We parked our truck and began to set up camp when Rich called me over and began walking away from camp. He said, “You know that list of “Things You Don’t Want to Know”?. “Yeah”, was my tentative response. “Well I sort of brought something through the border that I probably shouldn’t have.” It dawned on me and my eyes turned big as plates. “You mean the jay fay’s in Uganda?” I then was sitting there incredulous to the fact that Rich had had that stuff, especially with what had just transpired not a couple of hours before. Jenni came over and laid down on the grass next to me when Rich grabbed one of her feet and acted like he was going to take off her shoe. “You don’t want to do that” was her facetious tone. She said that the jay fay was inside her shoe. I was totally surprised, again, for she’d pulled the same trick that Rich had. No wonder she looked so nervous when we’d been stopped by the military men. Later that evening we all got together and had a wee relaxation session in our tent to relieve the stress of the day’s activities.
The Nation (Newspaper), Nairobi, Kenya, 30th Dec 1992 –
Kinshasa: Zairean soldiers angry over low pay resumed looting in two eastern towns as President Mobutu Sese Seko prepared to hear army grievances yesterday. Residents in north Kivu provence on the border with Rwanda and Uganda, said by radio that troops began looting in Butemo early yesterday, a day after men from the Kasindi base went on a rampage in Oicha.

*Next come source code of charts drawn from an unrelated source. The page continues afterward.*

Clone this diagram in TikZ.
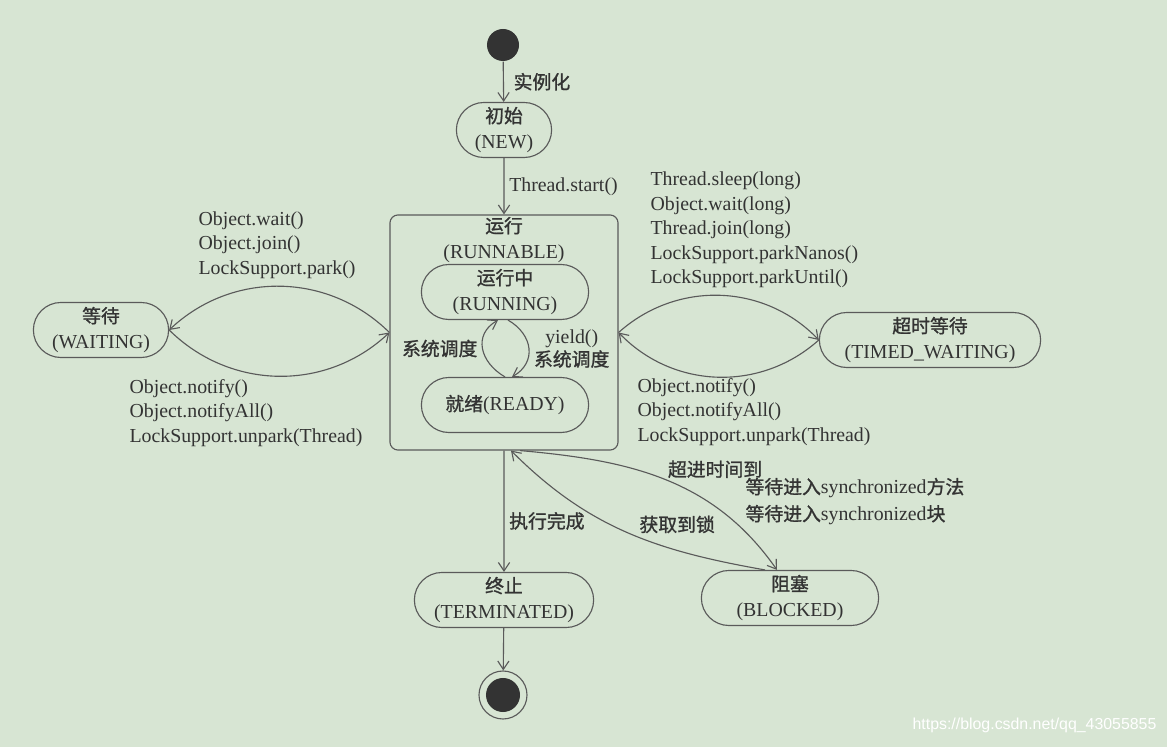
\documentclass[tikz,border=0pt]{standalone}
\usepackage{fontspec}
\setmainfont{Liberation Serif}
\newfontfamily\cjk[Scale=0.95,FakeBold=1.2]{Noto Sans CJK SC}
\newfontfamily\wmfont{Liberation Sans}
\usetikzlibrary{arrows.meta,shapes.misc}
\definecolor{bg}{HTML}{D7E5D3}
\definecolor{ink}{HTML}{333333}
\definecolor{edge}{HTML}{5A5A5A}

\begin{document}
\begin{tikzpicture}[x=0.025cm,y=-0.025cm,line width=0.8pt,
  >={Straight Barb[length=6pt,width=8pt]},
  statebox/.style={draw=edge,rounded rectangle,minimum height=1.375cm,inner sep=1pt,align=center,text=ink,font=\fontsize{14.1}{18.5}\selectfont},
  arrowline/.style={->,draw=edge},
  edgetext/.style={text=ink,font=\fontsize{14.1}{16.5}\selectfont},
  labeltext/.style={anchor=west,align=left,inner sep=0pt,text=ink,font=\fontsize{14.1}{17.4}\selectfont}]
\fill[bg] (0,0) rectangle (1167,747);
\useasboundingbox (0,0) rectangle (1167,747);

\node[circle,fill=ink,minimum size=0.8cm,inner sep=0pt] (start) at (503,45) {};
\node[statebox,minimum width=2.45cm] (new) at (504,130) {{\cjk 初始}\\(NEW)};
\node[draw=edge,rounded corners=0.2cm,minimum width=5.7cm,minimum height=5.875cm] (runnable) at (504,332.5) {};
\node[edgetext,align=center,font=\fontsize{14.1}{18.5}\selectfont] (runtitle) at (504,240) {{\cjk 运行}\\(RUNNABLE)};
\node[statebox,minimum width=4.25cm] (running) at (505,292) {{\cjk 运行中}\\(RUNNING)};
\node[statebox,minimum width=4.25cm] (ready) at (505,405) {{\cjk 就绪}(READY)};
\node[statebox,minimum width=3.45cm] (waiting) at (101,330) {{\cjk 等待}\\(WAITING)};
\node[statebox,minimum width=5.6cm] (timed) at (930,340) {{\cjk 超时等待}\\(TIMED\_WAITING)};
\node[statebox,minimum width=4.55cm] (terminated) at (504,600) {{\cjk 终止}\\(TERMINATED)};
\node[statebox,minimum width=4.5cm] (blocked) at (790,598) {{\cjk 阻塞}\\(BLOCKED)};
\node[circle,draw=edge,minimum size=1.2cm,inner sep=0pt] (end) at (503,695) {};
\fill[ink] (end.center) circle (0.425cm);

\draw[arrowline] (start) -- (new) node[edgetext,midway,right,xshift=0.125cm] {\cjk 实例化};
\draw[arrowline] (new) -- (runnable) node[edgetext,midway,right] {Thread.start()};

\draw[arrowline] (runnable.west) to[bend right=44] (waiting.east);
\draw[arrowline] (waiting.east) to[bend right=44] (runnable.west);
\draw[arrowline] (runnable.east) to[bend left=44] (timed.west);
\draw[arrowline] (timed.west) to[bend left=44] (runnable.east);

\draw[arrowline] (ready.north) to[out=150,in=-150,looseness=1.3] node[edgetext,left] {\cjk 系统调度} ([xshift=-0.175cm]running.south);
\draw[arrowline] ([xshift=0.075cm]running.south) to[out=-30,in=30,looseness=1.3] node[edgetext,right,align=center] {yield()\\{\cjk 系统调度}} ([xshift=0.175cm]ready.north);

\draw[arrowline] (runnable) -- (terminated) node[edgetext,pos=0.58,right] {\cjk 执行完成};
\draw[arrowline] (terminated) -- (end);
\draw[arrowline] ([xshift=0.4cm]runnable.south) to[out=-5,in=125] node[edgetext,pos=0.5,anchor=south west,inner sep=1pt] {\cjk 超进时间到} ([xshift=-0.325cm]blocked.north);
\draw[arrowline] ([xshift=-0.625cm]blocked.north) to[out=170,in=-45] node[edgetext,pos=0.3,above=0.3cm] {\cjk 获取到锁} ([xshift=0.175cm]runnable.south);

\node[labeltext] (waitcalls) at (198,245) {Object.wait()\\Object.join()\\LockSupport.park()};
\node[labeltext] (notifyleft) at (129,413) {Object.notify()\\Object.notifyAll()\\LockSupport.unpark(Thread)};
\node[labeltext] (timedcalls) at (650,230) {Thread.sleep(long)\\Object.wait(long)\\Thread.join(long)\\LockSupport.parkNanos()\\LockSupport.parkUntil()};
\node[labeltext] (notifyright) at (637,412) {Object.notify()\\Object.notifyAll()\\LockSupport.unpark(Thread)};
\node[labeltext,font=\fontsize{14.1}{19.2}\selectfont] (synctext) at (745,501.5) {{\cjk 等待进入}synchronized{\cjk 方法}\\{\cjk 等待进入}synchronized{\cjk 块}};

\node[anchor=east,inner sep=0pt,text=white,font=\wmfont\fontsize{11.3}{13}\selectfont] (mark) at (1157,725) {https://blog.csdn.net/qq\_43055855};
\end{tikzpicture}
\end{document}
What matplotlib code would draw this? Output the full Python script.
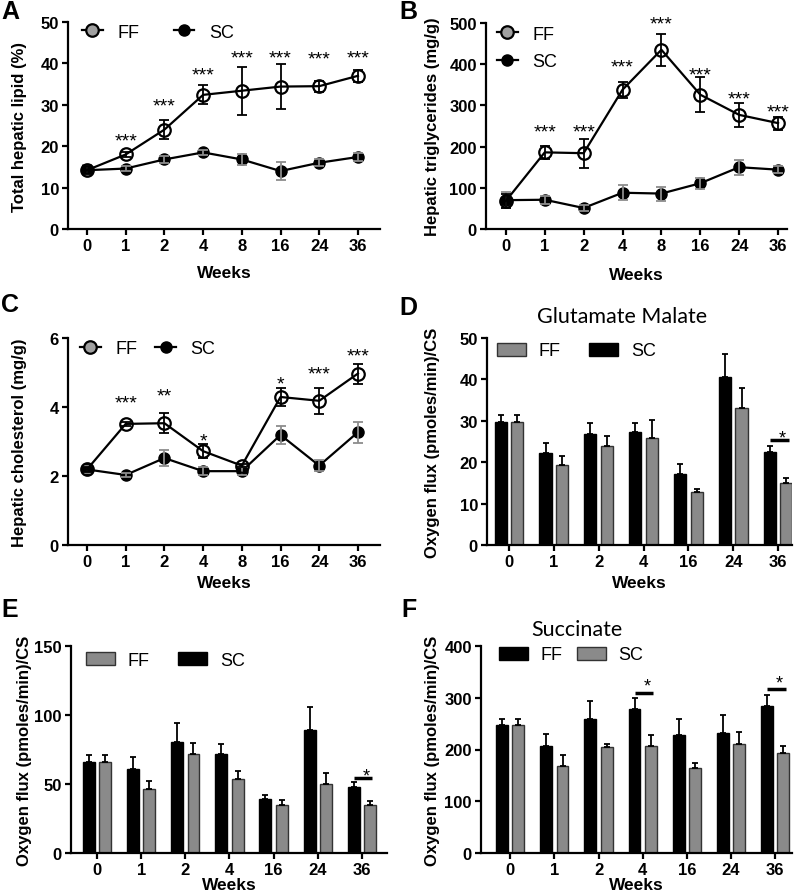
import numpy as np
import matplotlib
matplotlib.use('Agg')
import matplotlib.pyplot as plt
from matplotlib.lines import Line2D
from matplotlib.patches import Patch

plt.rcParams['font.family'] = ['Liberation Sans', 'DejaVu Sans']

# ---- data ----
weeks_line = ['0', '1', '2', '4', '8', '16', '24', '36']
weeks_bar = ['0', '1', '2', '4', '16', '24', '36']

# A - total hepatic lipid (%)
a_ff = [14.2, 18.0, 24.0, 32.4, 33.4, 34.4, 34.5, 37.0]
a_ff_err = [1.0, 0.6, 2.3, 2.3, 5.8, 5.4, 1.3, 1.5]
a_sc = [14.2, 14.6, 16.8, 18.5, 16.8, 14.0, 16.0, 17.4]
a_sc_err = [1.2, 0.6, 0.8, 0.6, 1.3, 2.1, 0.8, 1.0]
a_stars = ['', '***', '***', '***', '***', '***', '***', '***']
a_star_y = [0, 22.7, 31.0, 38.5, 42.7, 42.7, 42.5, 42.7]

# B - hepatic triglycerides (mg/g)
b_ff = [68, 186, 184, 338, 435, 326, 277, 257]
b_ff_err = [18, 16, 35, 20, 39, 42, 29, 16]
b_sc = [70, 71, 51, 88, 86, 111, 150, 144]
b_sc_err = [20, 10, 8, 18, 17, 14, 18, 8]
b_stars = ['', '***', '***', '***', '***', '***', '***', '***']
b_star_y = [0, 249, 249, 406, 511, 388, 329, 298]

# C - hepatic cholesterol (mg/g)
c_ff = [2.19, 3.51, 3.53, 2.72, 2.30, 4.29, 4.18, 4.97]
c_ff_err = [0.08, 0.05, 0.29, 0.20, 0.05, 0.27, 0.37, 0.29]
c_sc = [2.19, 2.03, 2.52, 2.14, 2.14, 3.19, 2.30, 3.27]
c_sc_err = [0.10, 0.06, 0.22, 0.12, 0.12, 0.26, 0.15, 0.30]
c_stars = ['', '***', '**', '*', '', '*', '***', '***']
c_star_y = [0, 4.29, 4.48, 3.18, 0, 4.82, 5.11, 5.64]

# D - glutamate malate
d_sc = [29.8, 22.3, 26.7, 27.3, 17.2, 40.5, 22.4]
d_sc_err = [1.6, 2.4, 2.8, 2.2, 2.3, 5.7, 1.6]
d_ff = [29.8, 19.3, 23.9, 25.8, 12.9, 33.2, 15.0]
d_ff_err = [1.6, 2.3, 2.5, 4.5, 0.6, 4.7, 1.3]

# E
e_sc = [66.3, 60.8, 80.5, 72.1, 39.1, 89.0, 47.5]
e_sc_err = [4.4, 8.9, 13.8, 6.8, 3.1, 16.6, 4.3]
e_ff = [66.3, 46.1, 72.1, 53.5, 34.7, 50.2, 34.7]
e_ff_err = [4.4, 6.2, 7.7, 6.1, 3.9, 7.9, 3.2]

# F - succinate
f_ff = [247.7, 207, 259, 278.7, 227.7, 231, 285]
f_ff_err = [11.3, 22, 35, 20, 30.3, 34.8, 19.5]
f_sc = [247.7, 169, 204.5, 205.8, 163.9, 210.3, 193.5]
f_sc_err = [11.3, 20, 5.5, 22.6, 9.1, 22.7, 14.2]

W, H = 799, 895
fig = plt.figure(figsize=(W / 100, H / 100), dpi=100)

GRAY = '#8a8a8a'


def add_ax(l, t, r, b):
    ax = fig.add_axes([l / W, 1 - b / H, (r - l) / W, (b - t) / H])
    ax.box_px = (l, t, r, b)
    return ax


def style(ax, ymax, ystep, xlabels, xlim, ylab, ylab_x, xlab_y):
    l, t, r, b = ax.box_px
    for s in ['top', 'right']:
        ax.spines[s].set_visible(False)
    for s in ['left', 'bottom']:
        ax.spines[s].set_linewidth(1.6)
    ax.set_ylim(0, ymax)
    ax.set_yticks(np.arange(0, ymax + ystep / 2, ystep))
    ax.set_xticks(range(len(xlabels)))
    ax.set_xticklabels(xlabels)
    ax.set_xlim(*xlim)
    ax.tick_params(width=1.6, length=4, labelsize=12, pad=2.5)
    for lab in ax.get_xticklabels() + ax.get_yticklabels():
        lab.set_fontweight('bold')
    ax.set_ylabel(ylab, fontsize=12, fontweight='bold')
    ax.yaxis.set_label_coords((ylab_x - l) / (r - l), 0.5)
    ax.set_xlabel('Weeks', fontsize=12.5, fontweight='bold')
    ax.xaxis.set_label_coords(0.5, (b - xlab_y) / (b - t))
    ax.xaxis.label.set_va('center')
    ax.yaxis.label.set_va('center')


def line_panel(ax, ff, ffe, sc, sce, stars, star_y):
    x = np.arange(len(ff))
    ax.plot(x, sc, color='black', lw=1.6, zorder=2)
    ax.plot(x, sc, 'o', ms=8, mfc='black', mec='black', zorder=3)
    ax.errorbar(x, sc, yerr=sce, fmt='none', ecolor='#8c8c8c', elinewidth=1.3,
                capsize=3.8, capthick=1.3, zorder=4)
    ax.plot(x, ff, color='black', lw=1.6, zorder=5)
    ax.errorbar(x, ff, yerr=ffe, fmt='none', ecolor='black', elinewidth=1.3,
                capsize=3.8, capthick=1.3, zorder=6)
    ax.plot(x, ff, 'o', ms=9, mfc='none', mec='black', mew=1.6, zorder=7)
    for i in range(len(stars)):
        if stars[i]:
            ax.annotate(stars[i], (x[i], star_y[i]), xytext=(0, -4),
                        textcoords='offset points', ha='center', va='center',
                        fontsize=14, annotation_clip=False)


def line_legend(ax, anchor, ncol, spacing=1.5):
    h = [Line2D([0], [0], color='black', lw=1.6, marker='o', ms=9, mfc='#a0a0a0',
                mec='black', mew=1.6, label='FF'),
         Line2D([0], [0], color='black', lw=1.6, marker='o', ms=8, mfc='black',
                mec='black', label='SC')]
    ax.legend(handles=h, loc='center left', bbox_to_anchor=(anchor[0] / W, 1 - anchor[1] / H),
              bbox_transform=fig.transFigure, ncol=ncol, frameon=False, fontsize=13,
              handlelength=1.15, handletextpad=0.8, columnspacing=spacing,
              borderpad=0, borderaxespad=0, labelspacing=0.6)


def bar_panel(ax, lv, le, lc, rv, re, rc):
    x = np.arange(len(lv))
    w = 0.27
    off = 0.185
    z = np.zeros(len(lv))
    ek = dict(elinewidth=1.3, capthick=1.3, ecolor='black')
    ax.bar(x - off, lv, w, color=lc, edgecolor='#333333' if lc != 'black' else 'black',
           lw=1, yerr=[z, le], capsize=2.3, error_kw=ek)
    ax.bar(x + off, rv, w, color=rc, edgecolor='#333333' if rc != 'black' else 'black',
           lw=1, yerr=[z, re], capsize=2.3, error_kw=ek)


def sig(ax, i, y_line, y_star):
    off = 0.185
    ax.plot([i - off, i + off + 0.05], [y_line, y_line], color='black', lw=2.5,
            solid_capstyle='butt')
    ax.annotate('*', (i + 0.1, y_star), xytext=(0, -4), textcoords='offset points',
                ha='center', va='center', fontsize=13)


def bar_legend(ax, anchor, first, spacing):
    pf = Patch(facecolor=GRAY, edgecolor='#333333', lw=1)
    pb = Patch(facecolor='black', edgecolor='black')
    h = [pf, pb] if first == 'gray' else [pb, pf]
    ax.legend(h, ['FF', 'SC'], loc='center left', bbox_to_anchor=(anchor[0] / W, 1 - anchor[1] / H),
              bbox_transform=fig.transFigure, ncol=2, frameon=False, fontsize=13,
              handlelength=1.6, handleheight=0.75, handletextpad=0.7, columnspacing=spacing,
              borderpad=0, borderaxespad=0)


# A
axA = add_ax(68, 23, 380, 230)
line_panel(axA, a_ff, a_ff_err, a_sc, a_sc_err, a_stars, a_star_y)
style(axA, 50, 10, weeks_line, (-0.49, 7.57), 'Total hepatic lipid (%)', 20, 274)
line_legend(axA, (82, 33), 2, 1.9)

# B
axB = add_ax(486, 24, 787, 230)
line_panel(axB, b_ff, b_ff_err, b_sc, b_sc_err, b_stars, b_star_y)
style(axB, 500, 100, weeks_line, (-0.51, 7.23), 'Hepatic triglycerides (mg/g)', 432, 276)
line_legend(axB, (497, 49), 1)

# C
axC = add_ax(68, 339, 380, 546)
line_panel(axC, c_ff, c_ff_err, c_sc, c_sc_err, c_stars, c_star_y)
style(axC, 6, 2, weeks_line, (-0.49, 7.57), 'Hepatic cholesterol (mg/g)', 20, 583)
line_legend(axC, (80, 350), 2, 1.0)

# D
axD = add_ax(487, 339, 792, 546)
bar_panel(axD, d_sc, d_sc_err, 'black', d_ff, d_ff_err, GRAY)
sig(axD, 6, 25.3, 27.3)
style(axD, 50, 10, weeks_bar, (-0.49, 6.31), 'Oxygen flux (pmoles/min)/CS', 432, 583)
bar_legend(axD, (497, 352), 'gray', 1.6)
fig.text(622 / W, 1 - 317 / H, 'Glutamate Malate', family=['Lato', 'DejaVu Sans'],
         fontsize=15.5, ha='center', va='center')

# E
axE = add_ax(71, 647, 387, 854)
bar_panel(axE, e_sc, e_sc_err, 'black', e_ff, e_ff_err, GRAY)
sig(axE, 6, 54.7, 59.6)
style(axE, 150, 50, weeks_bar, (-0.59, 6.57), 'Oxygen flux (pmoles/min)/CS', 25, 886)
bar_legend(axE, (86, 661), 'gray', 1.6)

# F
axF = add_ax(481, 647, 792, 854)
bar_panel(axF, f_ff, f_ff_err, 'black', f_sc, f_sc_err, GRAY)
sig(axF, 3, 310, 333)
sig(axF, 6, 316, 340)
style(axF, 400, 100, weeks_bar, (-0.66, 6.38), 'Oxygen flux (pmoles/min)/CS', 432, 886)
bar_legend(axF, (499, 656), 'black', 0.8)
fig.text(577 / W, 1 - 630 / H, 'Succinate', family=['Lato', 'DejaVu Sans'],
         fontsize=15.5, ha='center', va='center')

# panel letters
for lab, (px, py) in zip('ABCDEF', [(1, 0), (399, 0), (1, 293), (399, 296), (1, 598), (401, 598)]):
    fig.text(px / W, 1 - py / H, lab, fontsize=18, fontweight='bold', ha='left', va='top')

fig.savefig('out.png', dpi=100)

That is exactly where our truck was when we were hijacked!
27th March 1993 – Pokhara, Nepal – Zaire Update –
I met up with Cameron, a Kiwi we’d met in Egypt, who told me the situation in Zaire has gotten worse since we were there and that overland trucks are no longer going into the country. He said one of the trucks apparently went missing. They also had passed through Nairobi after us and said the situation in Kenya didn’t get any better – every day at Ma Roache’s some traveler had a new horror story about being robbed.